Lemma
Suppose that $w: [a,b] \to \C$ is piecewise continuous, then we have
\begin{equation}
\abslr{\int_{a}^{b} w(t) \ud t} \le \int_{a}^{b} \abs{w(t)} \ud t.
\label{lemma}
\end{equation}
The trick is to treat the integral on the L.H.S. of \eqref{lemma} as a number.
\begin{align}
\int_{a}^{b} w(t) \ud t &= r_0 e^{i\theta_0} \text{ for some } r \in
\R \text{ and } \theta_0 \in [-\pi,\pi)
\label{trick1}\\
r_0 &= \int_{a}^{b} e^{-i\theta_0} w(t) \ud t
\label{trick2}
\end{align}
Then from \eqref{lemma} and \eqref{trick1}, it suffices to show that
\begin{equation}
r_0 = \abslr{r_0 e^{i\theta_0}} \le \int_{a}^{b} \abs{w(t)} \ud t.
\label{new_goal1}
\end{equation}
Since \eqref{trick2} consists of $e^{-i\theta_0}$, which is absent on the R.H.S. of \eqref{lemma} and \eqref{new_goal1}, we add it back. Thus, we need to show
\begin{equation}
r_0 \le \int_{a}^{b} \abslr{e^{-i\theta_0} w(t)} \ud t.
\label{new_goal2}
\end{equation}
Looking at \eqref{trick2} again, we’re almost there! Using elementary properties of complex numbers and definite integrals for real-valued functions and the fact/definition that
\begin{equation}
\Re\left(\int_{a}^{b} w(t) \ud t\right) = \int_{a}^{b} \Re[w(t)] \ud
t,
\label{Re-int}
\end{equation}
we can write
\begin{equation}
\begin{aligned}
r_0 &= \Re\left(\int_{a}^{b} e^{-i\theta_0} w(t) \ud t\right) \\
&= \int_{a}^{b} \Re[e^{-i\theta_0} w(t)] \ud t\\
&\le \int_{a}^{b} \abslr{e^{-i\theta_0} w(t)} \ud t.
\end{aligned}
\label{fin}
\end{equation}
Therefore, \eqref{new_goal2} is satisfied, so as \eqref{lemma}.

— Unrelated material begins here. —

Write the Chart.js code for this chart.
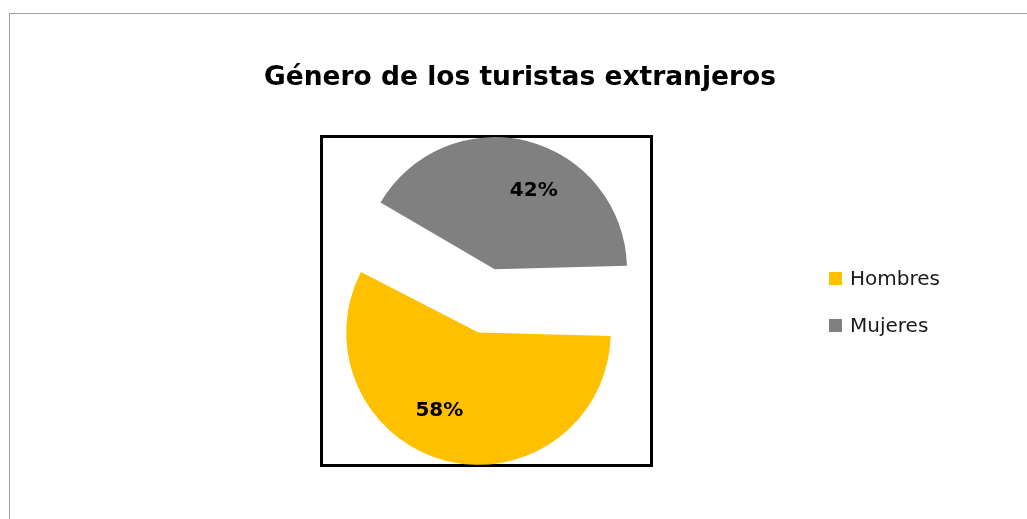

An upper bound for Legendre polynomials
I have never evaluated
\begin{equation}
P_n(x) = \frac{1}{\pi} \int_0^\pi (x + i \sqrt{1 - x^2}
\cos{\theta})^n \ud\theta,
\label{pnx}
\end{equation}
where $-1 \le x \le 1$ and $n = 0,1,2,\dots$
Applying \eqref{lemma}, one gets
\begin{equation}
\begin{aligned}
P_n(x) &= \frac{1}{\pi} \int_0^\pi (x + i \sqrt{1 - x^2}
\cos{\theta})^n \ud\theta\\
&\le \frac{1}{\pi} \int_0^\pi \ud\theta\\
&= 1
\end{aligned}
\label{crux}
\end{equation}
because
\begin{equation}
\begin{aligned}
&\quad\; \abs{x + i \sqrt{1 - x^2} \cos{\theta}}\\
&= \sqrt{x^2 + (1 - x^2) \cos^2{\theta}}\\
&\le \sqrt{x^2 + (1 - x^2)}\\
&= 1.
\end{aligned}
\label{norm-ub}
\end{equation}